Mein großer Bruder und ich wohnen noch bei unseren Eltern, die beide berufstätig sind. Aktuell bereite ich mich auf die mündlichen Prüfungen vor, helfe bei den Vorbereitungen auf unseren großen Abiball, und letztens habe ich für die Gemeinde über Mazze-Rezepte geschrieben. Mein Lieblingsrezept stammt von meinem Vater, es ist so eine Art Kuchen. Mein Geburtstag fällt nämlich oft auf Pessach, und deswegen bekomme ich dann natürlich keinen herkömmlichen Kuchen.

Mein großer Bruder und ich wohnen noch bei unseren Eltern, die beide berufstätig sind.

Ansonsten lerne ich gerade Iwrit. Und das kam so: Von der ersten bis zur vierten Klasse war ich auf der Lichtigfeld-Schule. Damals gab es dort noch keine Oberstufe, und deswegen bin ich danach auf eine andere Schule gegangen. Als ich für die Oberstufe zurückkehrte, war es zu spät, um wirklich Iwrit zu lernen, denn das hätte drei zusätzliche Unterrichtsstunden in der Woche bedeutet.

HEBRÄISCH Aber nun lerne ich mithilfe einer App Hebräisch, das klappt auch ganz gut. Wenn mich jemand anspricht, würde ich ihn wohl verstehen, aber je nachdem, worum es geht, vielleicht nicht antworten können.

Das wird sich aber ganz sicher ändern, wenn ich erst einmal in Israel bin. Dort wird es dann auch die Möglichkeit geben, Berufspraktika zu machen, darauf freue ich mich schon sehr. Wenn alles so läuft, wie ich mir das vorstelle, weiß ich danach auch, was ich studieren möchte.

Ich war schon ein paar Mal in Israel, zum ersten Mal 2016 mit meiner Familie. Wir sind mit dem Auto herumgereist und von Stadt zu Stadt gefahren, denn meinen Eltern ist es immer sehr wichtig, dass wir viel vom jeweiligen Land sehen, wenn wir irgendwo hinfahren. Mir hat es in Israel sehr gut gefallen, zumal wir auch viel in der Natur unterwegs waren.

Wie ich mir mein Leben vorstelle, wenn ich 30 bin? Im Idealfall bin ich dann verheiratet, habe einen guten Job, der mich erfüllt, und vielleicht auch schon Kinder. Ich würde gern in Frankfurt bleiben, denn hier habe ich nicht nur meine Eltern, sondern auch meine Großeltern immer um mich gehabt, und diesen engen Kontakt zur Familie würde ich meinen Kindern später auch gern ermöglichen.
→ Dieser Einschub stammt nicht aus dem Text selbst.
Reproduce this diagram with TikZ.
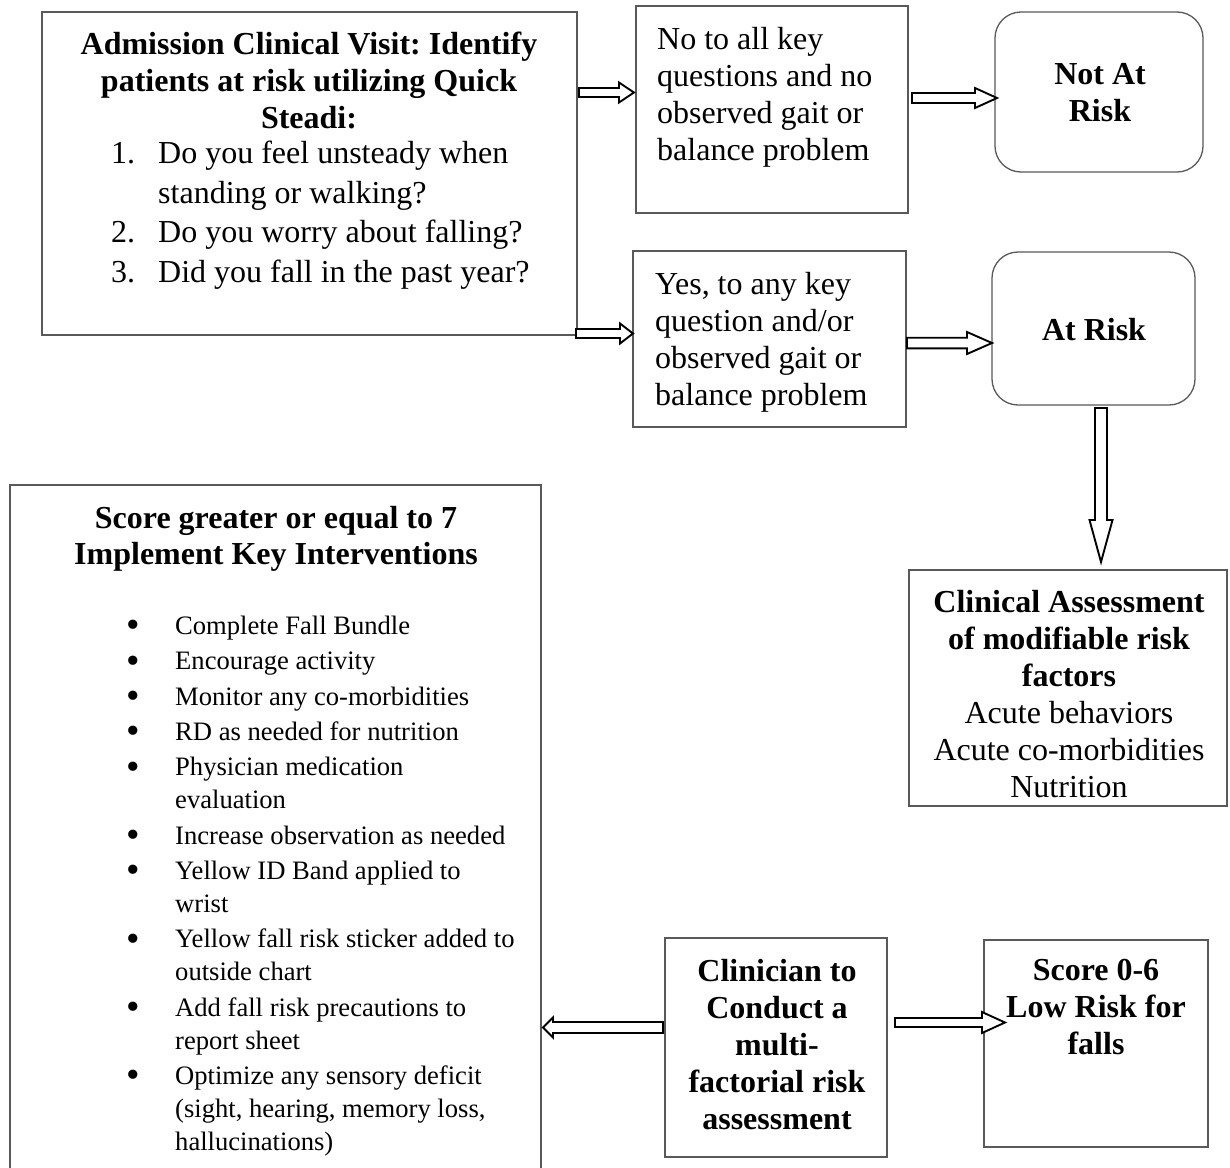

GEMEINSCHAFT Mein Mann soll auch jüdisch sein, mir ist mein Judentum nämlich sehr wichtig. Jüdisch zu sein, bedeutet für mich vor allem, Teil einer Gemeinschaft zu sein, die den Glauben, die Gebräuche und Kultur miteinander teilt. Der Glaube ist eine Art Wegweiser, eine feste Konstante im Leben.

Nächstenliebe ist ein wichtiger Teil davon, alle Mitmenschen zu respektieren und ihnen gegebenenfalls zu helfen, passt außerdem gut in die heutige Zeit. Ich war die Erste in meiner Familie, die nach dem Zweiten Weltkrieg eine Batmizwa hatte, das haben meine Eltern bei der Feier besonders betont.

Meine Großeltern hatten in der Sowjet­union Schwierigkeiten, ihre Religion öffentlich auszuleben, ich habe dagegen die Möglichkeit, koscher zu essen oder einzukaufen, und das Privileg, auf eine jüdische Schule zu gehen. Dafür werde ich immer dankbar sein.